Goal: Pictures stay out of this copy; please retype only the lines from the start of the records through the line with "import * as".
BEGIN
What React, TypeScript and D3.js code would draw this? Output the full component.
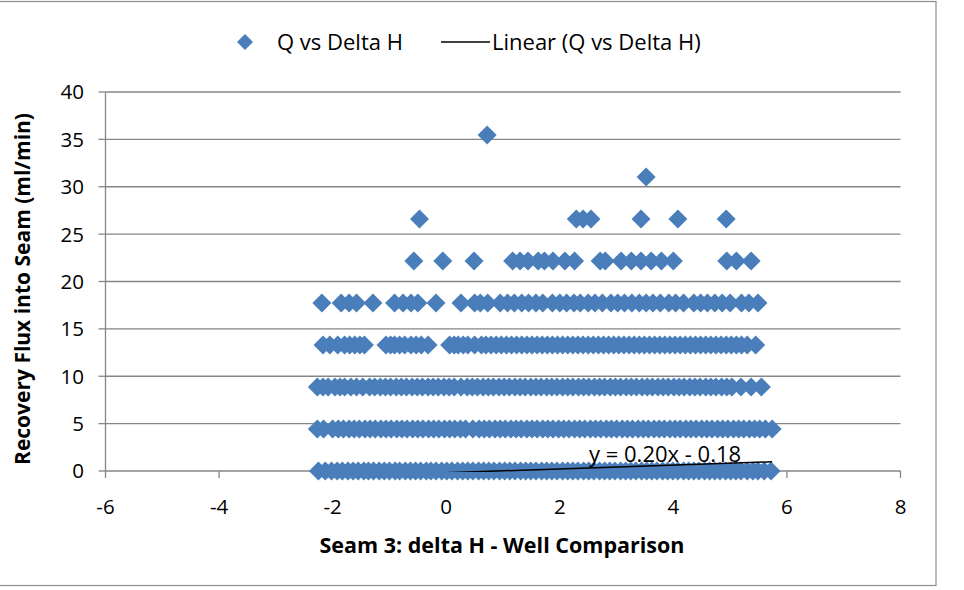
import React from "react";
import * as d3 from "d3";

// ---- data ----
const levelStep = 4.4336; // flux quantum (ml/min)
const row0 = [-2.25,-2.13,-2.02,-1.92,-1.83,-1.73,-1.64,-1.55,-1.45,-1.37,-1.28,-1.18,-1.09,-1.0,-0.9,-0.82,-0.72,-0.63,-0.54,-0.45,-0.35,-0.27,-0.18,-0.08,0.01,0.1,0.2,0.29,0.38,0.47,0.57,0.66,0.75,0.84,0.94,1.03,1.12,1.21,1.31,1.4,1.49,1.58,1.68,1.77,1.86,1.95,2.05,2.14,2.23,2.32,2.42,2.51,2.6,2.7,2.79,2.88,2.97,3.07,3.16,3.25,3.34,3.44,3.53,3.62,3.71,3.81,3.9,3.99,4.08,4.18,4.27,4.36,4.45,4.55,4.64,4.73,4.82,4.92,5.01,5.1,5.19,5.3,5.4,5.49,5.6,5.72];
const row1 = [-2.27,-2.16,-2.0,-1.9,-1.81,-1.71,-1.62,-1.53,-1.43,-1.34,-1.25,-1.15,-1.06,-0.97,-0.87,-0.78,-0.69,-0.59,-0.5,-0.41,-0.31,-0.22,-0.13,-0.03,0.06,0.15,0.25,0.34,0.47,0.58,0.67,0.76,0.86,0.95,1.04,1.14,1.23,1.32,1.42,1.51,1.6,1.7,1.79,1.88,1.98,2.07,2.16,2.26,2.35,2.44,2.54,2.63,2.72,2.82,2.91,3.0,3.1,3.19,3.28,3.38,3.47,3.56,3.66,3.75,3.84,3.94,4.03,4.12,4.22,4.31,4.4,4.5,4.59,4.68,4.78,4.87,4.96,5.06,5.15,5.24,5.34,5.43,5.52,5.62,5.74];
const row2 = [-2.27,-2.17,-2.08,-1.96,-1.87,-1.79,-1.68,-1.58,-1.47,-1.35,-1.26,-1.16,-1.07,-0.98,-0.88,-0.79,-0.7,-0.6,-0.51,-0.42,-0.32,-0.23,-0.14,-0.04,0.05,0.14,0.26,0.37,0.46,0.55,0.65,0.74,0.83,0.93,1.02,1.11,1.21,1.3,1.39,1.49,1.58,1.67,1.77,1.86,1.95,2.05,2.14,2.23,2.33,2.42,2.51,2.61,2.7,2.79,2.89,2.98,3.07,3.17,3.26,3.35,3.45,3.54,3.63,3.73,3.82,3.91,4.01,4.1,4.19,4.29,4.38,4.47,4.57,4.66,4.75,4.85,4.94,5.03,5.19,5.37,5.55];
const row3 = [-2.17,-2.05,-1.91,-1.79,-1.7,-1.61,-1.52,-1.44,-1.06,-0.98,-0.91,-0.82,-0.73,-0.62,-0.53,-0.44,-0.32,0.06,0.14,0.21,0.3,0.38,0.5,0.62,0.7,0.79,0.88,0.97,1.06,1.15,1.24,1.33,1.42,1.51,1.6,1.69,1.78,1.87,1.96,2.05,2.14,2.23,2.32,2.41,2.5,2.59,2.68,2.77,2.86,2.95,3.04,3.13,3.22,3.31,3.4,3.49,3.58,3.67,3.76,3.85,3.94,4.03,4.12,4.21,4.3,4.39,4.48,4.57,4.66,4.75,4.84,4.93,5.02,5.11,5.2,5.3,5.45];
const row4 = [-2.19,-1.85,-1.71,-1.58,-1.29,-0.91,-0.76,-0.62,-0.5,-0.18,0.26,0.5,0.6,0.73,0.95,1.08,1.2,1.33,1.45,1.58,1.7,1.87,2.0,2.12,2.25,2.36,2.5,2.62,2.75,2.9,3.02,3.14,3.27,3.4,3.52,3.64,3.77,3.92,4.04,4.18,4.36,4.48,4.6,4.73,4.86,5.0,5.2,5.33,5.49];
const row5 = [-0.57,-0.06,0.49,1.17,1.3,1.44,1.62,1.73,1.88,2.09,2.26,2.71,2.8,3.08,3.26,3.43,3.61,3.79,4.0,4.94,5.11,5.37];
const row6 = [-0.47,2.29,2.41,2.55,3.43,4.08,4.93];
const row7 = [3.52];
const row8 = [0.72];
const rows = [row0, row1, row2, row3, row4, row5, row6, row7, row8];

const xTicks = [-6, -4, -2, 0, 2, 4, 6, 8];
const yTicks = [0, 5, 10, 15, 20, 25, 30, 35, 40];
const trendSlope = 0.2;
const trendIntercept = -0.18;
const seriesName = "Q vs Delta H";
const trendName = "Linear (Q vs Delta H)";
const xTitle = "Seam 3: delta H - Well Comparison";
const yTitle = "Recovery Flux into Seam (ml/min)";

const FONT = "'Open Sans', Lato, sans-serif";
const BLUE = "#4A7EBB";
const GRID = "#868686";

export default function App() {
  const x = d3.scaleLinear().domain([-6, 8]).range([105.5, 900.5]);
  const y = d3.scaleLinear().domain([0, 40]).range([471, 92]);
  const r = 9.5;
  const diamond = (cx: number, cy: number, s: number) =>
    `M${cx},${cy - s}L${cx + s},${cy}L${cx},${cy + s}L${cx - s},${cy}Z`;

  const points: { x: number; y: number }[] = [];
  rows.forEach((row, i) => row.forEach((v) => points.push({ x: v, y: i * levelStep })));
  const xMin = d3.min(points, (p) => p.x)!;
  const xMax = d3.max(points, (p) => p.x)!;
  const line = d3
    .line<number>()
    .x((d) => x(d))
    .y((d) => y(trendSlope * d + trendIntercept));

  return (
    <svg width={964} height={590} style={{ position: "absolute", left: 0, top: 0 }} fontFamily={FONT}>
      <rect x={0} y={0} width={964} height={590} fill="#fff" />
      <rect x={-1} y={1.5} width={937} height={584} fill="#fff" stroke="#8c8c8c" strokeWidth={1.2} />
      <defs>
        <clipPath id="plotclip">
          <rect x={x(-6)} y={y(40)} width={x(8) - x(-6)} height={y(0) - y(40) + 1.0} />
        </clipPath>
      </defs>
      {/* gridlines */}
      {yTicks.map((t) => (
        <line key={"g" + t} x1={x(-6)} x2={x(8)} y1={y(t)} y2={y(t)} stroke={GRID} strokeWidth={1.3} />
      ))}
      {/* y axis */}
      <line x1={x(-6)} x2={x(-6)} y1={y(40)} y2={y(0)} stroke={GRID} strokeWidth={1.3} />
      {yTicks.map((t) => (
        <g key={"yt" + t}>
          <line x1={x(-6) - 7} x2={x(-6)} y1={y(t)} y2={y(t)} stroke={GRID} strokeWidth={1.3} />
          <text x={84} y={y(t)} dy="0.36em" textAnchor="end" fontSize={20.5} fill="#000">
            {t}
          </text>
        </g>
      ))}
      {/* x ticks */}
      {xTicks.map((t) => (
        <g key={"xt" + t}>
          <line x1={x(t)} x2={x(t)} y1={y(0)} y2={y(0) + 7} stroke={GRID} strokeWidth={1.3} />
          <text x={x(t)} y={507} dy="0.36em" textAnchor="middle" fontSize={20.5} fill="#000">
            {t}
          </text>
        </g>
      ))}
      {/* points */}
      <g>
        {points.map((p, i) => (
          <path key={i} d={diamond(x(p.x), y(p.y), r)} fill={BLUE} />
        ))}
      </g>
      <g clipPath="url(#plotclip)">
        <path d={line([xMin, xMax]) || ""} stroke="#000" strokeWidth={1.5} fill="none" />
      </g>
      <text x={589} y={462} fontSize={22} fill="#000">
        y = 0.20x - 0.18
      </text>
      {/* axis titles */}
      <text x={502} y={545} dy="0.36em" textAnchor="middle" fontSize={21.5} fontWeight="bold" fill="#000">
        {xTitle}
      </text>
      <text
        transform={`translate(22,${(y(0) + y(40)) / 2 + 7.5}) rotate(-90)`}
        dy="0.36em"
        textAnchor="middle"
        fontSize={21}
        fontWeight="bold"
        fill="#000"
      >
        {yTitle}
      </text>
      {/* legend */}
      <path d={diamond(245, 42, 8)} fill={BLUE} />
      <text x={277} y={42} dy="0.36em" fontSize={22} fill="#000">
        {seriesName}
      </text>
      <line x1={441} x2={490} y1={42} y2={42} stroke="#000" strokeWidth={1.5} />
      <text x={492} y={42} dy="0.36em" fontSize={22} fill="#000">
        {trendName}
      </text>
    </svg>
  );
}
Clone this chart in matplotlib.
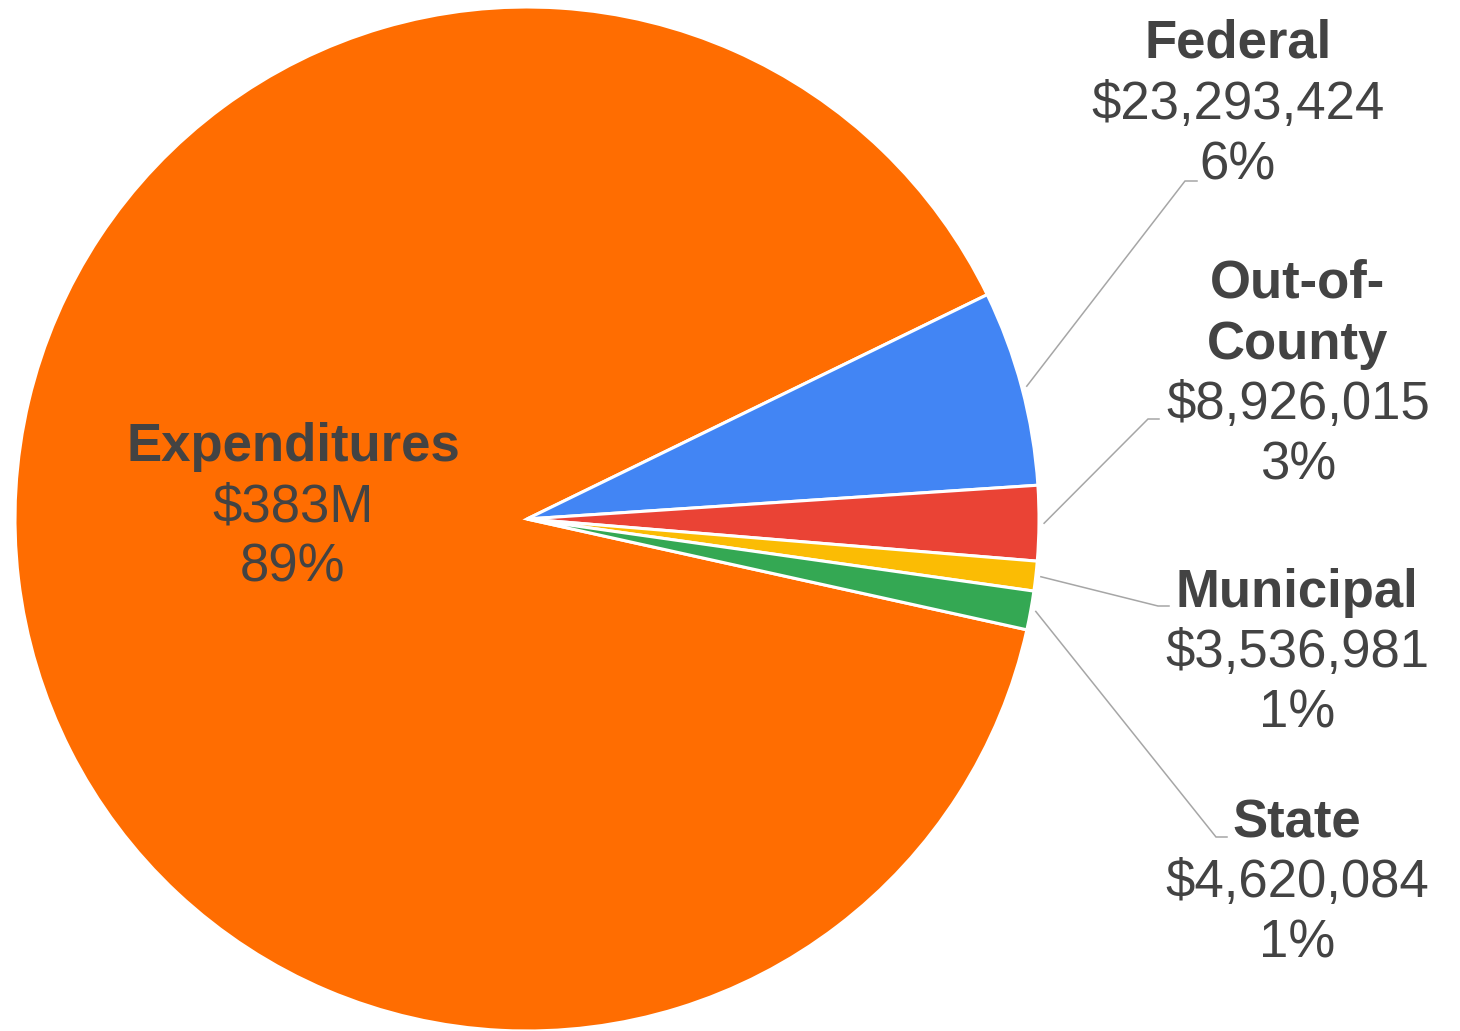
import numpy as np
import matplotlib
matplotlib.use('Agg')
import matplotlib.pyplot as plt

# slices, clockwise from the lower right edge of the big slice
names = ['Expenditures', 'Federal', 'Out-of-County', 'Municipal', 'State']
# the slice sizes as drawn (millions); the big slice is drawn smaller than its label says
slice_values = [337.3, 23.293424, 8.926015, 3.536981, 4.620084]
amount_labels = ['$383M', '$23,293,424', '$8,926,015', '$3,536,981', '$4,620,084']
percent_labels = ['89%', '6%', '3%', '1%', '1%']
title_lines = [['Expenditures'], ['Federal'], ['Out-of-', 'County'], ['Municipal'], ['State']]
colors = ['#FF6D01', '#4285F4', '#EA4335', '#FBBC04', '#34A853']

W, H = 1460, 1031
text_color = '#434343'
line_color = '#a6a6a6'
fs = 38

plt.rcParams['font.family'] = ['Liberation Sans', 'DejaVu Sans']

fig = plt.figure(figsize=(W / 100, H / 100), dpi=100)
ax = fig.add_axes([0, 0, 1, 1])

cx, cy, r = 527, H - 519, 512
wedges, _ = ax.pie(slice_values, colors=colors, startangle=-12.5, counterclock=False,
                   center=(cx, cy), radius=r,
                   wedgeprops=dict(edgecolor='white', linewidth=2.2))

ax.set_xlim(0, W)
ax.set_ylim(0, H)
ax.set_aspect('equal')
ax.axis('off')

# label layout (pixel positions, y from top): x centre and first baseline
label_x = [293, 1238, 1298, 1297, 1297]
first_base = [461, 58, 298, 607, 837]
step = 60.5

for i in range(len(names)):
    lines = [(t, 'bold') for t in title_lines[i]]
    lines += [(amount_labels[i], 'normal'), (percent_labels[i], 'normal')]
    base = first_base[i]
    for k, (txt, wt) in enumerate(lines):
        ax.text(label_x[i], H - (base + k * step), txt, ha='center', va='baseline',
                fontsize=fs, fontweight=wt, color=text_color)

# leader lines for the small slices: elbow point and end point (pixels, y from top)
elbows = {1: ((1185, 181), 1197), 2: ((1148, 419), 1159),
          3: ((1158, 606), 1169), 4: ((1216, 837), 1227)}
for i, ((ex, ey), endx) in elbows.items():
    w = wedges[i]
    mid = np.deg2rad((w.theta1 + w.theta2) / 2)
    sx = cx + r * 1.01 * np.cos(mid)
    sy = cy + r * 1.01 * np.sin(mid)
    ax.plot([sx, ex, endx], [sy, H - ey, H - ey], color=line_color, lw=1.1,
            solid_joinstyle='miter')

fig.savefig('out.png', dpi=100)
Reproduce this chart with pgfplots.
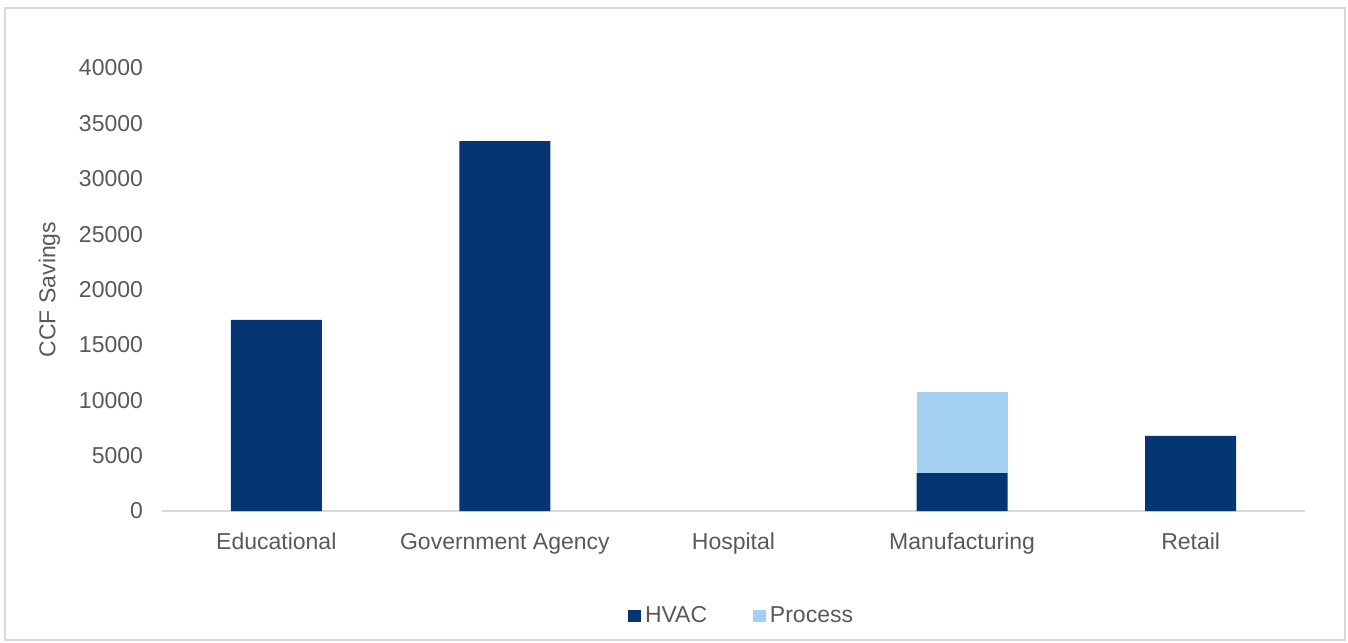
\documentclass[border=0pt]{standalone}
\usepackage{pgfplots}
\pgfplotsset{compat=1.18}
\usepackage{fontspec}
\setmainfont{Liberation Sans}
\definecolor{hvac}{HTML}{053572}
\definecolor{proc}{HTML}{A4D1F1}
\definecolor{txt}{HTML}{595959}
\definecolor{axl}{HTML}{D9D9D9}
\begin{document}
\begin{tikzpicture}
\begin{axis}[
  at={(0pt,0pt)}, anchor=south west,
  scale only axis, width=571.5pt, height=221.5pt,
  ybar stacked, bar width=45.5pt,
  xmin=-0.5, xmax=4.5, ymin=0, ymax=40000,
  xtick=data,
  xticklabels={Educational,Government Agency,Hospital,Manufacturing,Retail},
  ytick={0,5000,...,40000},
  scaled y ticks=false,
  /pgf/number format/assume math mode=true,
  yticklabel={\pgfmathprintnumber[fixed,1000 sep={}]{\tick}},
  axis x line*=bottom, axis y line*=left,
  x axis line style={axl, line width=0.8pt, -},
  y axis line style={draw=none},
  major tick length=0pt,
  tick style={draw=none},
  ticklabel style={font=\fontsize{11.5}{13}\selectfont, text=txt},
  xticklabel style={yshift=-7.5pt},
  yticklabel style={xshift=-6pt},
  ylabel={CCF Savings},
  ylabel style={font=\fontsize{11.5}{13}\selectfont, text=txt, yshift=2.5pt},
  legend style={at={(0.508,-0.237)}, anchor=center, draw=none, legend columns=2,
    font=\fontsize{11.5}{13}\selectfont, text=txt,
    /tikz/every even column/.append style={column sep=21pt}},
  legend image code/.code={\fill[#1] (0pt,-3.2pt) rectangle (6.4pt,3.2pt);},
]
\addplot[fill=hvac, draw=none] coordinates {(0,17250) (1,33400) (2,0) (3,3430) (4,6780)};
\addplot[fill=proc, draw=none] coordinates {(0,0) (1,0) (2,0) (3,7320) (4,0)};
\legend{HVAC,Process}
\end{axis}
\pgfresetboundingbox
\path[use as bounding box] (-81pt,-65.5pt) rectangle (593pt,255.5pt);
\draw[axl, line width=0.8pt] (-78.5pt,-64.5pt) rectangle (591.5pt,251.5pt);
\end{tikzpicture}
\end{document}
END
Finished answer:
What React, TypeScript and D3.js code would draw this? Output the full component.
import React from "react";
import * as d3 from "d3";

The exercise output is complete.